Wednesday, August 24, 2011

Leaving Poltava..Onto Kiev

My hotel called a taxi who silently (the driver spoke no English) got me to the train station. There I chatted with a young family from Kharkiv, a large city to the east of Poltava on the border of Russia. They are Jewish, had studied in Israel and explained that there are now about 3,000 Jews in Poltava. Being that presently Poltava’s population is about 300,000, Jews now comprise about one percent …

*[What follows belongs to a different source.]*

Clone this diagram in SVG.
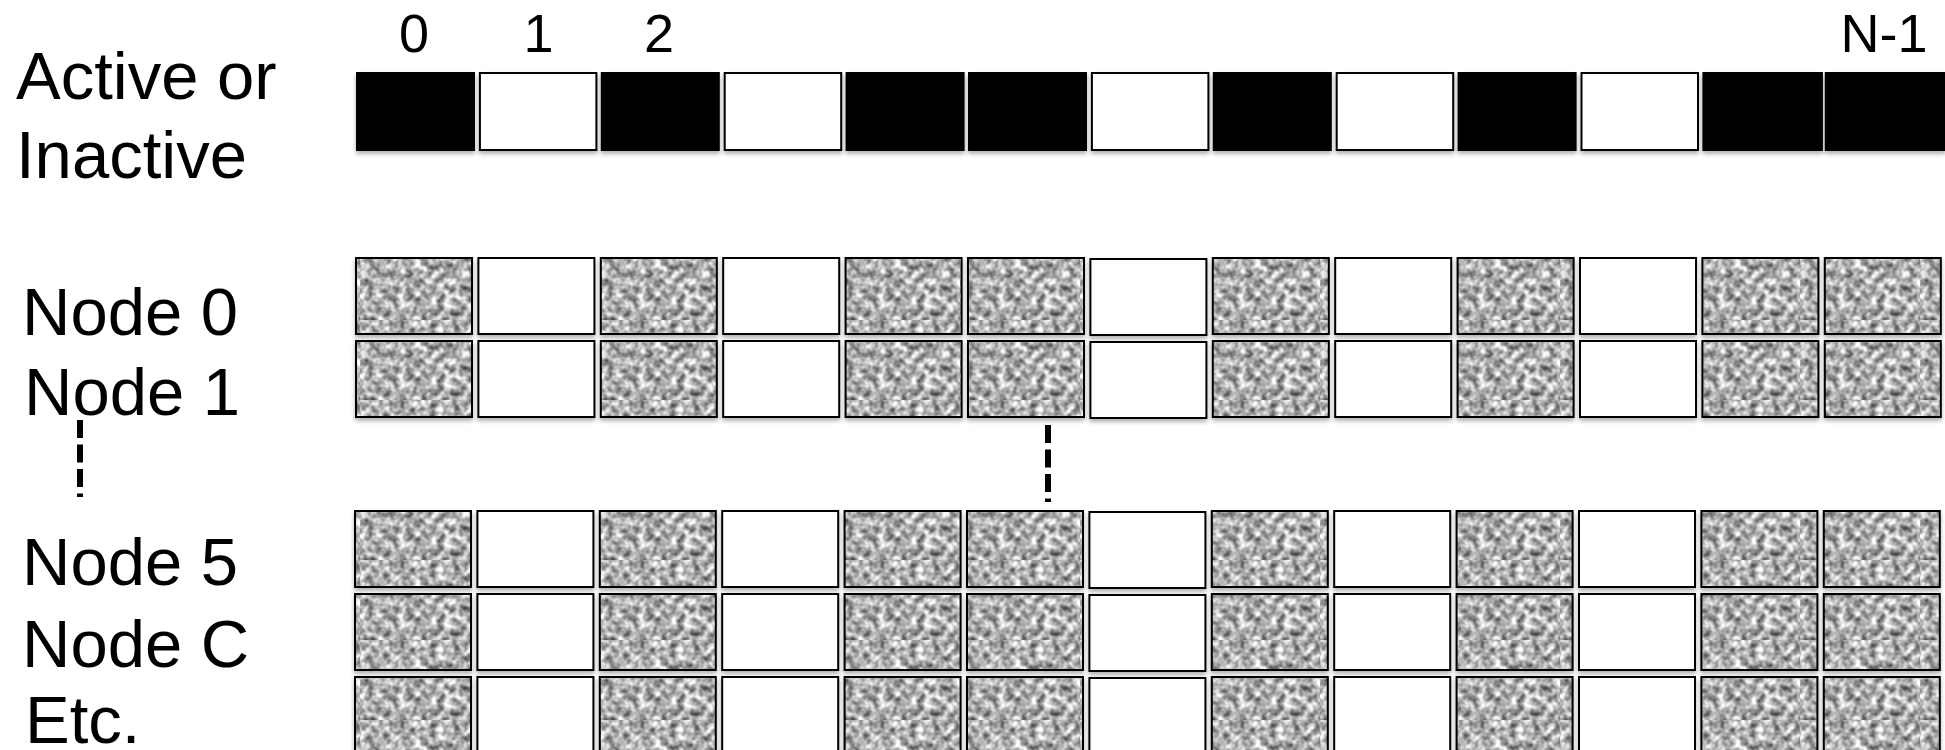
<svg xmlns="http://www.w3.org/2000/svg" width="1945" height="750" viewBox="0 0 1945 750">
<defs>
<filter id="noise" x="0" y="0" width="100%" height="100%" color-interpolation-filters="sRGB">
<feTurbulence type="fractalNoise" baseFrequency="0.13" numOctaves="2" seed="7"/>
<feColorMatrix type="matrix" values="1.25 0 0 0 0.06  1.25 0 0 0 0.06  1.25 0 0 0 0.06  0 0 0 0 1"/>
<feGaussianBlur stdDeviation="0.7"/>
</filter>
<pattern id="tex" patternUnits="userSpaceOnUse" width="120" height="80">
<rect width="120" height="80" filter="url(#noise)"/>
</pattern>
<filter id="sh" x="-2%" y="-10%" width="104%" height="130%">
<feDropShadow dx="0" dy="3" stdDeviation="2" flood-color="#000" flood-opacity="0.3"/>
</filter>
</defs>
<style>
text{font-family:"Liberation Sans",Arial,sans-serif;fill:#000}
.lbl{font-size:67px}
.idx{font-size:54px;text-anchor:middle}
.blk{fill:#000}
.wt{fill:#fff;stroke:#000;stroke-width:2}
.gr{fill:url(#tex);stroke:#000;stroke-width:2}
.row{filter:url(#sh)}
.dash{stroke:#000;stroke-width:6;stroke-dasharray:18 6.5;fill:none}
</style>
<rect width="1945" height="750" fill="#fff"/>

<g id="indices">
<text class="idx" x="414" y="52">0</text>
<text class="idx" x="538.5" y="52">1</text>
<text class="idx" x="659" y="52">2</text>
<text class="idx" x="1884" y="52">N-1</text>
</g>

<g id="active-row">
<text class="lbl" x="16" y="99">Active or</text>
<text class="lbl" x="16" y="178">Inactive</text>
<g class="row">
<rect class="blk" x="356" y="72" width="119" height="79"/>
<rect class="wt" x="479.9" y="73" width="116.5" height="77"/>
<rect class="blk" x="600.8" y="72" width="119" height="79"/>
<rect class="wt" x="724.7" y="73" width="116.5" height="77"/>
<rect class="blk" x="845.6" y="72" width="119" height="79"/>
<rect class="blk" x="968" y="72" width="119" height="79"/>
<rect class="wt" x="1091.9" y="73" width="116.5" height="77"/>
<rect class="blk" x="1212.8" y="72" width="119" height="79"/>
<rect class="wt" x="1336.7" y="73" width="116.5" height="77"/>
<rect class="blk" x="1457.6" y="72" width="119" height="79"/>
<rect class="wt" x="1581.5" y="73" width="116.5" height="77"/>
<rect class="blk" x="1702.4" y="72" width="120.5" height="79"/>
<rect class="blk" x="1824.8" y="72" width="121" height="79"/>
</g>
</g>

<g id="node-0">
<text class="lbl" x="22" y="335">Node 0</text>
<g class="row">
<rect class="gr" x="356" y="258" width="116" height="76"/>
<rect class="wt" x="478.4" y="258" width="116" height="76"/>
<rect class="gr" x="600.8" y="258" width="116" height="76"/>
<rect class="wt" x="723.2" y="258" width="116" height="76"/>
<rect class="gr" x="845.6" y="258" width="116" height="76"/>
<rect class="gr" x="968" y="258" width="116" height="76"/>
<rect class="wt" x="1090.4" y="259" width="116" height="76"/>
<rect class="gr" x="1212.8" y="258" width="116" height="76"/>
<rect class="wt" x="1335.2" y="258" width="116" height="76"/>
<rect class="gr" x="1457.6" y="258" width="116" height="76"/>
<rect class="wt" x="1580" y="258" width="116" height="76"/>
<rect class="gr" x="1702.4" y="258" width="116" height="76"/>
<rect class="gr" x="1824.8" y="258" width="116" height="76"/>
</g>
</g>

<g id="node-1">
<text class="lbl" x="24" y="415">Node 1</text>
<g class="row">
<rect class="gr" x="356" y="341" width="116" height="76"/>
<rect class="wt" x="478.4" y="341" width="116" height="76"/>
<rect class="gr" x="600.8" y="341" width="116" height="76"/>
<rect class="wt" x="723.2" y="341" width="116" height="76"/>
<rect class="gr" x="845.6" y="341" width="116" height="76"/>
<rect class="gr" x="968" y="341" width="116" height="76"/>
<rect class="wt" x="1090.4" y="342" width="116" height="76"/>
<rect class="gr" x="1212.8" y="341" width="116" height="76"/>
<rect class="wt" x="1335.2" y="341" width="116" height="76"/>
<rect class="gr" x="1457.6" y="341" width="116" height="76"/>
<rect class="wt" x="1580" y="341" width="116" height="76"/>
<rect class="gr" x="1702.4" y="341" width="116" height="76"/>
<rect class="gr" x="1824.8" y="341" width="116" height="76"/>
</g>
</g>

<g id="node-5">
<text class="lbl" x="22" y="585">Node 5</text>
<g class="row">
<rect class="gr" x="355" y="511" width="116" height="76"/>
<rect class="wt" x="477.4" y="511" width="116" height="76"/>
<rect class="gr" x="599.8" y="511" width="116" height="76"/>
<rect class="wt" x="722.2" y="511" width="116" height="76"/>
<rect class="gr" x="844.6" y="511" width="116" height="76"/>
<rect class="gr" x="967" y="511" width="116" height="76"/>
<rect class="wt" x="1089.4" y="512" width="116" height="76"/>
<rect class="gr" x="1211.8" y="511" width="116" height="76"/>
<rect class="wt" x="1334.2" y="511" width="116" height="76"/>
<rect class="gr" x="1456.6" y="511" width="116" height="76"/>
<rect class="wt" x="1579" y="511" width="116" height="76"/>
<rect class="gr" x="1701.4" y="511" width="116" height="76"/>
<rect class="gr" x="1823.8" y="511" width="116" height="76"/>
</g>
</g>

<g id="node-c">
<text class="lbl" x="22" y="667">Node C</text>
<g class="row">
<rect class="gr" x="355" y="594" width="116" height="76"/>
<rect class="wt" x="477.4" y="594" width="116" height="76"/>
<rect class="gr" x="599.8" y="594" width="116" height="76"/>
<rect class="wt" x="722.2" y="594" width="116" height="76"/>
<rect class="gr" x="844.6" y="594" width="116" height="76"/>
<rect class="gr" x="967" y="594" width="116" height="76"/>
<rect class="wt" x="1089.4" y="595" width="116" height="76"/>
<rect class="gr" x="1211.8" y="594" width="116" height="76"/>
<rect class="wt" x="1334.2" y="594" width="116" height="76"/>
<rect class="gr" x="1456.6" y="594" width="116" height="76"/>
<rect class="wt" x="1579" y="594" width="116" height="76"/>
<rect class="gr" x="1701.4" y="594" width="116" height="76"/>
<rect class="gr" x="1823.8" y="594" width="116" height="76"/>
</g>
</g>

<g id="node-etc">
<text class="lbl" x="25" y="743">Etc.</text>
<g class="row">
<rect class="gr" x="355" y="677" width="116" height="80"/>
<rect class="wt" x="477.4" y="677" width="116" height="80"/>
<rect class="gr" x="599.8" y="677" width="116" height="80"/>
<rect class="wt" x="722.2" y="677" width="116" height="80"/>
<rect class="gr" x="844.6" y="677" width="116" height="80"/>
<rect class="gr" x="967" y="677" width="116" height="80"/>
<rect class="wt" x="1089.4" y="678" width="116" height="80"/>
<rect class="gr" x="1211.8" y="677" width="116" height="80"/>
<rect class="wt" x="1334.2" y="677" width="116" height="80"/>
<rect class="gr" x="1456.6" y="677" width="116" height="80"/>
<rect class="wt" x="1579" y="677" width="116" height="80"/>
<rect class="gr" x="1701.4" y="677" width="116" height="80"/>
<rect class="gr" x="1823.8" y="677" width="116" height="80"/>
</g>
</g>

<g id="connectors">
<line class="dash" x1="80" y1="420" x2="80" y2="497"/>
<line class="dash" x1="1048" y1="425" x2="1048" y2="502"/>
</g>
</svg>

The train, unlike my previous long ventures from Budapest to Iasi and from Odessa to Poltava was relatively fast. It was first class with nice seats – Russian soap operas were screened on the ceiling mounted TVs and there was a snack bar. Beer and vodka were actively imbibed, despite the morning hour. Upon arrival in Kiev as always I was accosted by a rip off taxi-driver. I attempted to take advantage of the situation by asking to use his cell phone in that mine had been unable to accommodate a Ukrainian chip. We called my hosts, Erik and Julia who then told me how to take the subway and a tram over towards their apartment. The taxi-driver got pissed that I wasn’t going to use his services and demanded payment for the use of his cell phone. I paid him a little over $1 and eventually he stopped fuming.

Suddenly I was thrust into a mega-city with a huge metro system. My eyes popped as I rode shown a steep escalator—I steadied myself by asking endless questions of any English speaker around to be sure I got on the right train. Next I was supposed to transfer to a tram…the one I was looking for didn’t seem to exist—soon I found out I was standing in the wrong area and was walked to a completely different end of the plaza. Eventually one came and I pronounced my destination as Russianly as possible. I got off in what looked like the middle of nowhere and looked for someone with a cell phone. I found an English speaking woman who called my hosts, after some Russian chatter, she then walked me over to a bench where Julia, a pretty Ukrainian young woman soon arrived. I followed her up the six flights of her apartment building wherein I met her 1 ½ year old daughter, Sophia and Erik, her husband who hails from the SF Bay area. Julia went off to teach Polish classes (she holds degrees in law and Polish) and Erik and Sophia showed me around Kiev. In the evening Julia caught up with us and I bought them dinner at a pizza parlor.

Erik has been an on and off expat for upwards of 20 years. The low cost of living and the abundance of beer seems to have grown on him. Having not spoken rapid conversational English in a while, he was unfamiliar with some of the terms and phrases I was using. We were both amused. He’d lived a rough and tumble existence as a drug dealer (pot, LSD, ecstasy) and a web designer (very acidy looking graphics) but since the birth of Sophia has focused on being a house husband (a rare profession in the Ukraine).

After about a half a glass of beer I grew sleepy (my standard response) and after countless bottles Erik became increasingly talkative. Witnessing my diminished energy to chime into the once animated patter, he and Julia suggested I go to bed. They live in a small apartment studio apartment – I slept on a bed that was on the other side of a divider wherein they and Sophia watched pirated TV downloads like True Blood and Desperate Housewives.